After a pair of Brazilian legends, Vitor Belfort and Wanderlei Silva, helped catapult the debuting Brazilian version of The Ultimate Fighter to monstrous countrywide ratings, UFC heavyweight contender Fabricio Werdum never expected to follow in their footsteps.
Yet despite the laundry list of Brazilian stars who call the UFC home, Werdum now finds himself coaching opposite another legend, Antonio Rodrigo Nogueira, on the show's second season.
"It was a surprise for me," Werdum admitted through a translator on Thursday's media conference call. "When I was in Brazil people were mentioning I might be the coach on The Ultimate Fighter. I didn't think I was as known in Brazil as Nogueira and Shogun [Rua] and Lyoto [Machida], so I really didn't believe that it was going to happen."
For Werdum, the shock of the announcement has yet to wear off, especially since he and Nogueira have clashed once before in the quarterfinals of PRIDE's 2006 openweight grand prix. Werdum was still a newcomer to mixed martial arts back then, and not surprisingly, he dropped a unanimous decision to the former PRIDE heavyweight champion.

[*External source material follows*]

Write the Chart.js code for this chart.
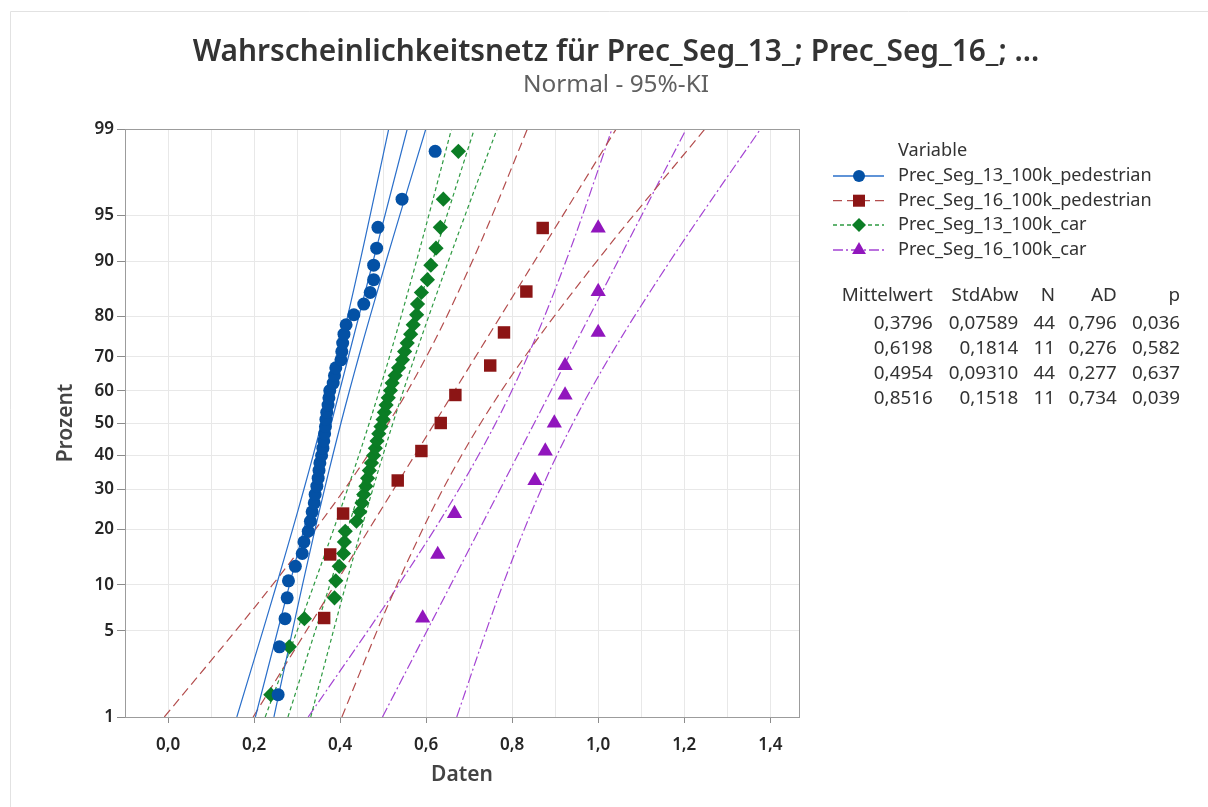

"It's obviously a great honor for me to fight Nogueira and to have a chance to fight him again after seven years," Werdum explained. "I think that I've evolved a lot of my game. Back then I was pretty much just a jiu-jitsu fighter.
"It's changed a lot. Within the past few fights in the UFC I've been able to show that I have knockout power. I am able to put on ‘Fight of the Night.'"
Like many of his Brazilian countrymen, Werdum's reverence towards Nogueira is unmistakable, even in spite of the pair's bloody past.
"I've definitely always looked up to Nogueira to this day," said Werdum. "His ability to overcome things and all the adversity from his injuries and everything else, to be able to come back into the game.
"Even back then I would tell my friends that I wanted to reach that level."
The latest injury Werdum speaks of is also the one that nearly crippled Nogueira's career last year, when Frank Mir cranked on a deep kimura until Nogueira's right arm visibly and gruesomely shattered. The slow crawl to recovery was an often torturous 10-month process, but after submitting Dave Herman via armbar in a successful UFC 153 homecoming, Nogueira finally feels comfortable proclaiming himself "back."
"That fight, for sure, was a challenge for me," Nogueira reflected. "It was really big amount of damage I had in my last fight before that one. I broke my arm and put in a plate, 16 screws in my arm. And now I had to prove to myself, to go back into the cage and fight, fight in Brazil for the people.
"It was a big challenge and a big step."
And it couldn't have come sooner. At the weathered age of 36, with more than a decade of unforgiving battles behind him, the rumblings have already begun calling for "Minotauro's" retirement.
He's not done yet, that much is sure. Nogueira would like to end his career his career with one last run at the belt. But given the current state of the UFC heavyweight ladder, he's not willing to pursue that option at the cost of a dear friendship
"[There's] no chance I'd fight Junior dos Santos," Nogueira vowed. "He's my friend, he's my partner in training. I saw this guy train since he [started].
"I've been seeing each step, he's getting a lot better. He's got the title. If there's any chance any day he [doesn't] have the title anymore, sure, I'd love to fight for the belt in the heavyweight division."